Sent from my SM-G892A using Bimmerfest mobile app


----------



## scootle (Jan 1, 2011)

The only winners in these class action lawsuits is the law firm pushing the class action lawsuit. Big payout to themselves if they win.


----------



## ard (Jul 1, 2009)

scootle said:


> The only winners in these class action lawsuits is the law firm pushing the class action lawsuit. Big payout to themselves if they win.


I tend to agree.

HOWEVER, the threat of class action litigation to the MFG is great, and actually motivates most manufacturers to correct problems, have recalls, issue corrective actions, announce 10year warranties in the US market.

You dont see this is Europe or other countries.
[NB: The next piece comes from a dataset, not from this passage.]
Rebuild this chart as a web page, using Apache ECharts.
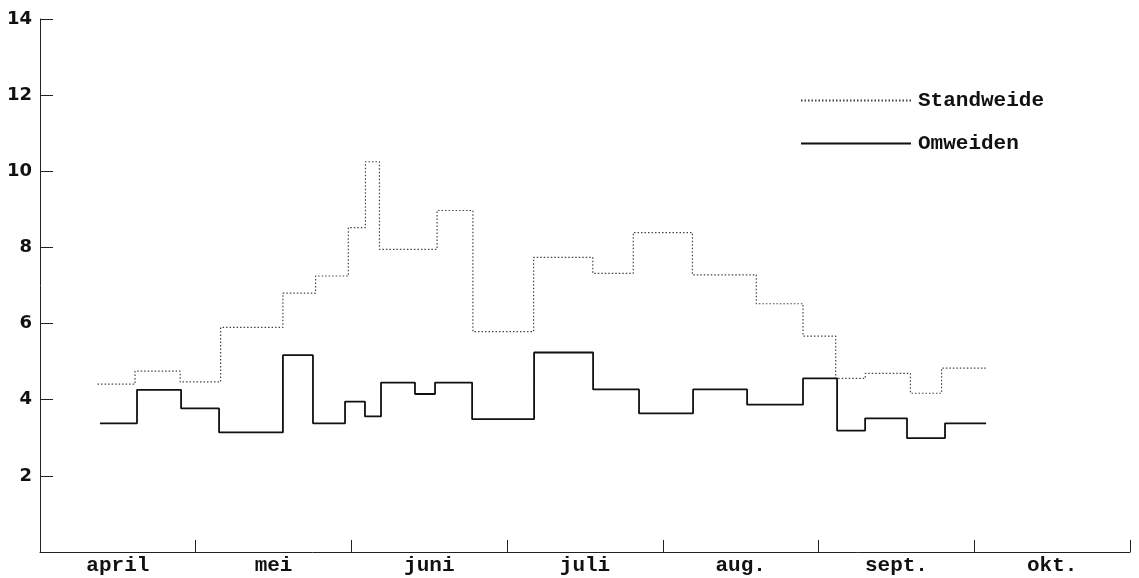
<!DOCTYPE html>
<html>
<head>
<meta charset="utf-8">
<script src="https://cdn.jsdelivr.net/npm/echarts@6/dist/echarts.min.js"></script>
<style>
    html, body { margin: 0; padding: 0; background: #fff; }
    #chart { width: 1139px; height: 578px; }
</style>
</head>
<body>
<div id="chart"></div>
<script>
// maanden (as loopt in maand-eenheden, 0 = begin april)
var months = ['april', 'mei', 'juni', 'juli', 'aug.', 'sept.', 'okt.'];

// standweide: grenzen van de perioden en waarden per periode
var standEdges = [0.37, 0.61, 0.90, 1.16, 1.56, 1.77, 1.98, 2.09, 2.18, 2.55, 2.78,
    3.17, 3.55, 3.81, 4.19, 4.60, 4.90, 5.11, 5.30, 5.59, 5.79, 6.08];
var standVals = [4.41, 4.75, 4.47, 5.9, 6.8, 7.25, 8.52, 10.25, 7.95, 8.97, 5.79,
    7.74, 7.32, 8.39, 7.28, 6.52, 5.67, 4.56, 4.69, 4.17, 4.83];

// omweiden
var omEdges = [0.385, 0.623, 0.906, 1.15, 1.56, 1.753, 1.959, 2.087, 2.19, 2.408, 2.537,
    2.775, 3.173, 3.552, 3.847, 4.194, 4.541, 4.90, 5.119, 5.299, 5.568, 5.812, 6.076];
var omVals = [3.38, 4.26, 3.77, 3.14, 5.17, 3.38, 3.95, 3.56, 4.45, 4.15, 4.45,
    3.49, 5.24, 4.27, 3.64, 4.27, 3.87, 4.56, 3.19, 3.51, 2.99, 3.38];

var yTicks = [0, 2, 4, 6, 8, 10, 12, 14];

// bouw [x, y] paren voor step-lijn
function stepData(edges, vals) {
    var out = [];
    for (var i = 0; i < vals.length; i++) {
        out.push([edges[i], vals[i]]);
    }
    out.push([edges[edges.length - 1], vals[vals.length - 1]]);
    return out;
}

var chart = echarts.init(document.getElementById('chart'));
var mono = '"Liberation Mono", "DejaVu Sans Mono", monospace';

var option = {
    animation: false,
    backgroundColor: '#fff',
    grid: {
        left: 40,
        right: 9,
        top: 19,
        bottom: 26
    },
    legend: {
        orient: 'vertical',
        left: 795,
        top: 85,
        itemWidth: 110,
        itemHeight: 10,
        itemGap: 22,
        itemStyle: { opacity: 0 },
        textStyle: {
            fontFamily: mono,
            fontSize: 21,
            fontWeight: 'bold',
            color: '#111',
            padding: [0, 0, 0, 2]
        },
        data: ['Standweide', 'Omweiden']
    },
    xAxis: [{
        type: 'category',
        data: months,
        boundaryGap: true,
        axisLine: { lineStyle: { color: '#222', width: 1 } },
        axisTick: { show: true, interval: 0, alignWithLabel: false, inside: true, length: 12, lineStyle: { color: '#222' } },
        axisLabel: {
            interval: 0,
            fontFamily: mono,
            fontSize: 21,
            fontWeight: 'bold',
            color: '#111',
            margin: 3
        }
    }, {
        type: 'value',
        min: 0,
        max: 7,
        show: false
    }],
    yAxis: {
        type: 'value',
        min: yTicks[0],
        max: yTicks[yTicks.length - 1],
        interval: 2,
        axisLine: { show: true, lineStyle: { color: '#222', width: 1 } },
        axisTick: { show: true, inside: true, length: 13, lineStyle: { color: '#222' } },
        splitLine: { show: false },
        axisLabel: {
            fontFamily: '"DejaVu Sans", sans-serif',
            fontSize: 18,
            fontWeight: 'bold',
            color: '#111',
            margin: 8,
            formatter: function (v) { return v === 0 ? '' : v; }
        }
    },
    series: [{
        name: 'Standweide',
        type: 'line',
        xAxisIndex: 1,
        step: 'end',
        symbol: 'none',
        data: stepData(standEdges, standVals),
        lineStyle: { color: '#444', width: 1.2, type: [1.5, 2] },
        itemStyle: { color: '#444' }
    }, {
        name: 'Omweiden',
        type: 'line',
        xAxisIndex: 1,
        step: 'end',
        symbol: 'none',
        data: stepData(omEdges, omVals),
        lineStyle: { color: '#111', width: 1.8 },
        itemStyle: { color: '#111' }
    }]
};
chart.setOption(option);
</script>
</body>
</html>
Yes, it increases the cost of business here, but it ALSO increases consumer benefits.


----------



## Doug Huffman (Apr 25, 2015)

An attorney***8217;s threat to class-action is little different from an attorney***8217;s demand letter. A court***8217;s certification of a class is much more like an injunction or a summons.


----------



## ard (Jul 1, 2009)

Doug Huffman said:


> An attorney's threat to class-action is little different from an attorney's demand letter. A court's certification of a class is much more like an injunction or a summons.


Sure.

But if you live in a country where there are no class action lawsuits, there is no 'threat' to the manufacturer of class actions.....


----------



## Pierre Louis (Oct 23, 2011)

That's why North America gets fewer models and more reliable cars.
Vicious attacks from yellow journalists (the Audi 5000) aside.

PL


----------